Instead of apologizing for the rough ride from the airport to the hotel, the taxi driver said his town may not have the best roads, bridges and tunnels in the country, but "we built them all with our own money".
In fact, Wenzhou has built quite a bit more than that. As the hotbed of entrepreneurship on the mainland, Wenzhou's private sector has created an almost self-contained economic ecosystem that has brought great wealth to the city.
An astute visitor can get a glimpse of the town's prosperity through the many dealerships for luxury cars, such as Rolls-Royce, Bentley, Mercedes and, of course, Ferrari and Porsche, and the boutiques of high-fashion brands from France, Italy and Spain.
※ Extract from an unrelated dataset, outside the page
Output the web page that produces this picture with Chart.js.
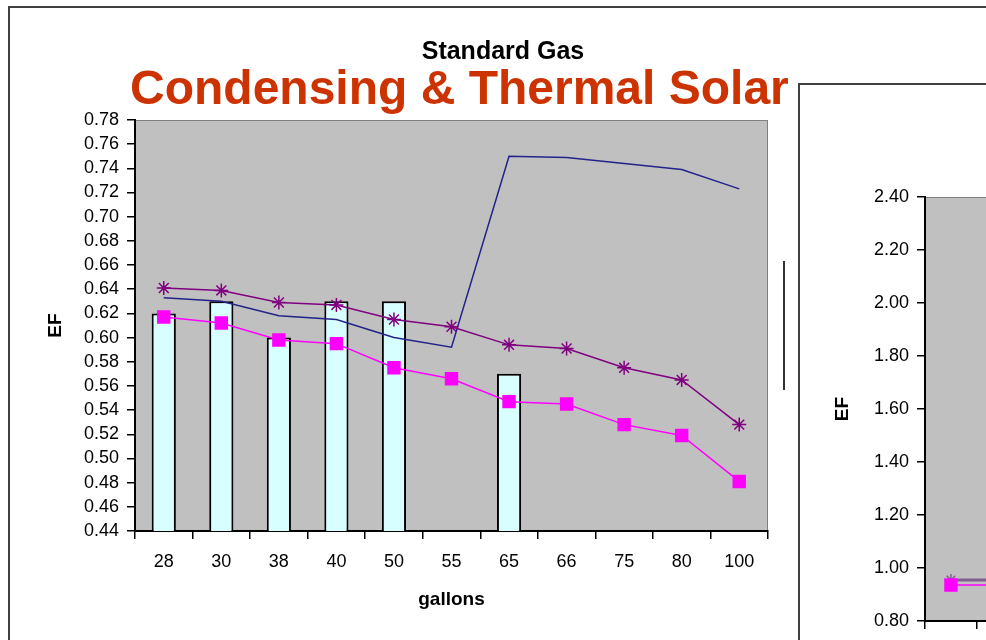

But even this citadel of enterprising merchants and their hardy workers could not hold off the onslaught of the global economic recession, which greatly depressed the demand for the wide range of consumer goods that were churned out by the billions in the many thousands of big and small Wenzhou factories. The slow drying up of export income tipped the balance of the city's ecosystem and touched off a localized, but severe, financial crisis.
Although many Wenzhou entrepreneurs could feel the hurt, they have remained confident that, given time, the system they created can regain its equilibrium. But the painful adjustment process, involving hundreds of failed businesses, billions of yuan in soured debt and many thousands of unpaid workers, has brought into question the validity and sustainability of the Wenzhou economic model.
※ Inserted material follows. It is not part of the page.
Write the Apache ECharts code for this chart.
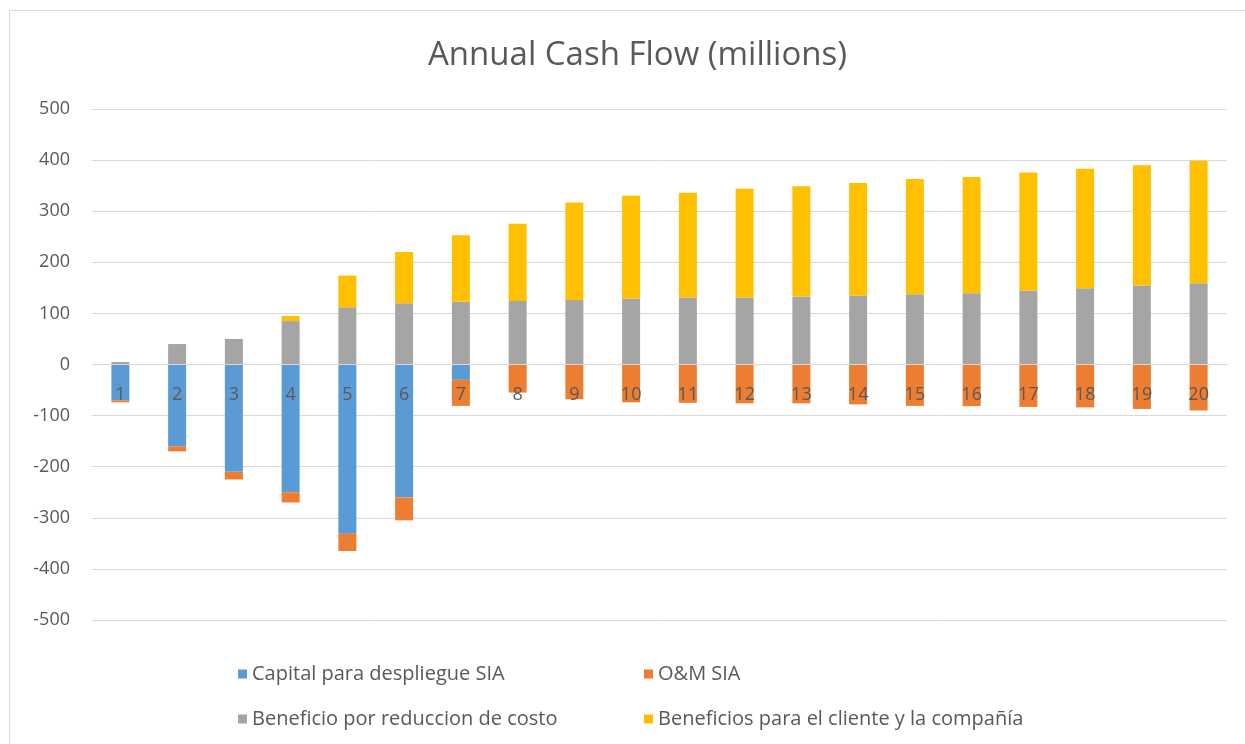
<!DOCTYPE html>
<html>
<head>
<meta charset="utf-8">
<script src="https://cdn.jsdelivr.net/npm/echarts@6/dist/echarts.min.js"></script>
<style>
  html, body { margin: 0; padding: 0; background: #fff; }
  #chart { width: 1245px; height: 744px; }
</style>
</head>
<body>
<div id="chart"></div>
<script>
const years = ['1','2','3','4','5','6','7','8','9','10','11','12','13','14','15','16','17','18','19','20']
const capital = [-70, -160, -210, -250, -331, -260, -30, 0, 0, 0, 0, 0, 0, 0, 0, 0, 0, 0, 0, 0]
const omSia = [-4, -10, -15, -20, -34, -45, -51, -55, -68, -74, -75, -76, -76, -78, -81, -81.5, -83, -84, -87, -90]
const costReduction = [5, 40, 50, 85, 112, 120, 123, 124.5, 126, 129, 131, 131, 133, 135, 137.5, 139.5, 145, 149, 154.5, 159]
const clientBenefit = [0, 0, 0, 10, 62, 100, 130, 151, 191, 201, 205, 213, 216, 220, 225.5, 227.5, 230.5, 234, 235.5, 239.5]
const yTicks = { min: -500, max: 500, step: 100 }

const names = ['Capital para despliegue SIA', 'O&M SIA', 'Beneficio por reduccion de costo', 'Beneficios para el cliente y la compañía']
const colors = ['#5B9BD5', '#ED7D31', '#A5A5A5', '#FFC000']
const font = 'Open Sans'
const txt = '#595959'

const chart = echarts.init(document.getElementById('chart'))

const mkSeries = (i, data) => ({
  name: names[i],
  type: 'bar',
  stack: 'cf',
  barWidth: 18,
  data: data,
  itemStyle: { color: colors[i] }
})

const legendBase = {
  orient: 'vertical',
  itemWidth: 9,
  itemHeight: 9,
  itemGap: 25,
  icon: 'rect',
  textStyle: { color: txt, fontSize: 20, fontFamily: font }
}

// grid: top 109, bottom 124 -> height 511, zero line sits in the middle
const gridTop = 109
const gridBottom = 124
const plotH = 744 - gridTop - gridBottom

const option = {
  animation: false,
  color: colors,
  title: {
    text: 'Annual Cash Flow (millions)',
    left: 423,
    top: 34,
    textStyle: { color: txt, fontSize: 33, fontWeight: 'normal', fontFamily: font }
  },
  graphic: [{
    type: 'rect',
    shape: { x: 9.5, y: 10.5, width: 1250, height: 750 },
    style: { fill: 'none', stroke: '#d9d9d9', lineWidth: 1 }
  }],
  legend: [
    Object.assign({ left: 233, top: 659, data: [names[0], names[2]] }, legendBase),
    Object.assign({ left: 639, top: 659, data: [names[1], names[3]] }, legendBase)
  ],
  grid: { left: 92, right: 18, top: gridTop, bottom: gridBottom },
  xAxis: {
    type: 'category',
    data: years,
    z: 10,
    position: 'bottom',
    offset: -plotH * (0 - yTicks.min) / (yTicks.max - yTicks.min),
    axisLine: { onZero: false, lineStyle: { color: '#d9d9d9' } },
    axisTick: { show: false },
    axisLabel: { color: txt, fontSize: 18, fontFamily: font, margin: 21 }
  },
  yAxis: {
    type: 'value',
    min: yTicks.min,
    max: yTicks.max,
    interval: yTicks.step,
    axisLine: { show: false },
    axisTick: { show: false },
    splitLine: { lineStyle: { color: '#d9d9d9' } },
    axisLabel: { color: txt, fontSize: 18, fontFamily: font, margin: 22 }
  },
  series: [
    mkSeries(0, capital),
    mkSeries(1, omSia),
    mkSeries(2, costReduction),
    mkSeries(3, clientBenefit)
  ]
}

chart.setOption(option)
</script>
</body>
</html>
Such doubts apparently brought the authorities around to the view that there was a pressing need for reform aimed at establishing an orderly and a properly supervised money market to replace the estimated 300 billion yuan ($48.13 billion) underground banking system, where a handshake is as good as a loan document and personal relations take precedence over due diligence. But the financial reform that was kicked off with great fanfare in March 2012 has made little traction.
This is understandable. The benefits of financial reform don't usually show up during the initial stage, which can last for a few years. During that time, the process of reform is seen by those affected to have brought only trouble and inconvenience. That should explain why so many Wenzhou merchants and moneylenders are giving financial reform a cold shoulder.
For instance, only three of the hundred or so moneylenders in Wenzhou have answered the government call to turn themselves into registered finance companies or rural banks. The resistance of the others could frustrate the plan to establish a transparent interbank money market that can facilitate the channeling of bank deposits to finance business activities at interest rates more in sync with real supply and demand.
It's clear that official pleas for voluntary cooperation have fallen on deaf ears. Wenzhou's hard-nosed business people are not going to abandon their old practices to embrace financial reform unless they can see real and immediate benefits in doing so.
In this respect, they are not behaving in any particularly selfish or greedy way. When the government of Hong Kong embarked on its version of financial reform in the late 1970s, so as to lay the groundwork for the building of an international financial center, it had to bring the private sector on board not only by persuasion and some arm-twisting, but, more effectively, with a series of legislature initiatives.
The new laws redefined the financial industry by banning some old practices and introducing a fresh classification of market players placed under the supervision of a newly established watchdog, independent of the bureaucracy. Those companies that were either unwilling or not qualified to gain admittance to the new order were left with no choice but to shut down.
Since persuasion seems to have failed in Wenzhou, the government may have to consider legislative initiatives to restart the financial reform engine.